Treasury Bonds Little Changed on Optimism Fed Has Inflation Under Control By Al Yoon
U.S Bonds Little Changed on Optimism Inflation Is Under Control
(Adds Fed funds futures, investor comment. Updates prices.)
New York, Nov. 15 (Bloomberg) - U.S. Treasury bond yields hovered near 6 percent, after falling 34 basis points in the past three weeks, amid investor confidence the Federal Reserve will keep inflation from accelerating.
Trading through 10 a.m. in New York was 34 percent below average, a day before Fed policy-makers meet to consider raising interest rates for a third time since June. While buyers were scarce, bonds are poised to gain after the Fed decision, said George Simon, a strategist at A.G. Edwards & Sons, Inc. in St. Louis. ''If the Fed raises rates, we might see a small sell-off at first but then bonds could do better because people will see the Fed might be done with it,'' Simon said. Bonds could also gain if the Fed holds rates steady, although Treasuries would need positive economic data to extend their rally, he said.
The 30-year bond fell 2/32, or 63 cents per $1,000 face amount, to a price of 101 5/32. Its yield rose 1 basis point to 6.04 percent. Two-year yields rose 2 basis points to 5.78 percent.
Treasuries dipped briefly before a speech by Fed Chairman Alan Greenspan, rising back to unchanged levels as he sidestepped any references to monetary policy.
Bond futures show investors, many of whom thought the Fed wouldn't raise rates just last week, now think the central bank will take back its third and final rate cut of last year, when the 30-year bond yieled about 5.30 percent.
The implied yield on the Fed funds futures contract for November rose 1.5 basis points to 5.34 percent, suggesting a 72 percent chance of a rate increase. That's up from about a 50-50 chance seen on Friday.
Inflation 'Under Control'
Some investors said an increase in the Fed's benchmark borrowing rate, currently at 5.25 percent, would keep inflation from quickening and be positive for bonds. Others said a lack of evidence that inflation was picking up pace supports an upbeat bond sentiment, whether or not the Fed raises rates. ''The reports we've got since Oct. 28 seem to suggest that inflation remains under control, with some signs of moderating growth and that's good for bonds,'' said Ashok Bhatia, a trader at Strong Capital Management in Menomonee Falls, Wisconsin. ''The overall tone of the Treasury and credit markets seems pretty good.''
Still, 30-year bonds don't have a lot of room to rally after rising about 4 1/2 points since Oct. 26, Bhatia said. Bonds recouped a third of their year-to-date losses since then, and now post an 8.2 percent deficit, including reinvested interest.
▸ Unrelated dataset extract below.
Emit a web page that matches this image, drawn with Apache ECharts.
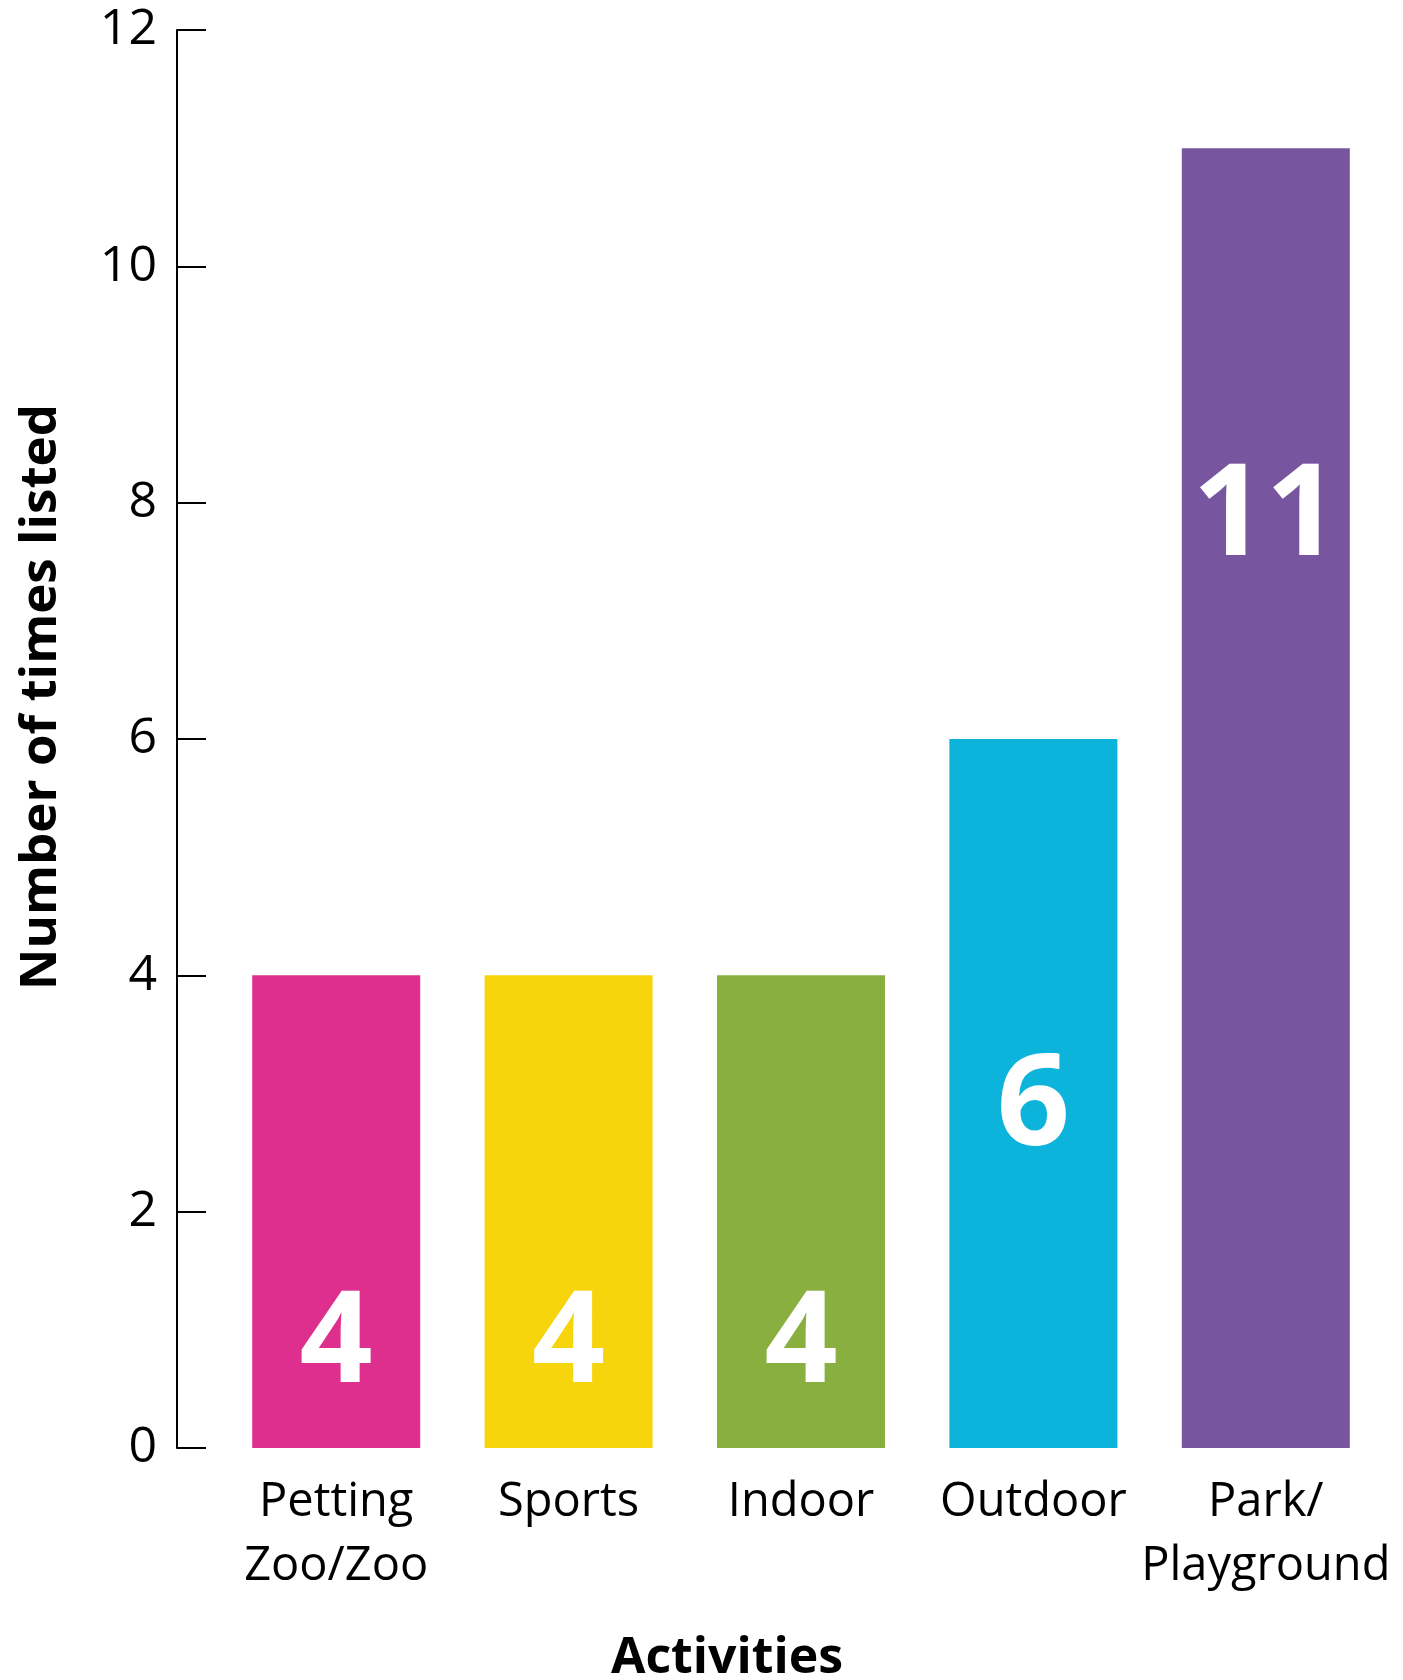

Long-term gains for Treasuries will be difficult if the inflation picture changes, and if faster global growth fuels U.S. growth, said Robert Alley, who manages $3 billion of bonds at Houston-based AIM Advisors Inc.
Worldwide Growth
''Growth is accelerating in Europe and Asia, so instead of inflation fears it may be demand for funds that pushes rates higher'' next year, Alley said. ''I don't see much reason to think we're going to be out of a range of 5.75 percent to 6.50 percent'' yields in 30-year Treasuries.
To get bond yields below 5.50 percent, economic growth would have to slow consistently over the next two or three quarters to 2 percent to 2.25 percent, which is unlikely, he said.
Alley bought Treasuries maturing in the four- to six-year range this month as ''a hiding place'' to protect him from potential losses whatever decision the Fed makes, he said. If it does raise rates, shorter-maturity Treasuries could slump and if it doesn't bonds could suffer on concerns about faster inflation.
After the Fed meeting, investors will be closely watching the October consumer price index on Wednesday, which is expected to rise 0.2 percent, according to a Bloomberg News survey. That would follow a rise of 0.4 percent in September -- driven by higher oil and tobacco prices. Excluding food and energy, the CPI is also expected to register a 0.2 percent October increase.
A report today showed business inventories grew in September as retailers stockpiled goods to head off Year 2000-related supply shortfalls. Stockpiles of unsold goods rose 0.4 percent as expected after rising 0.3 percent in August.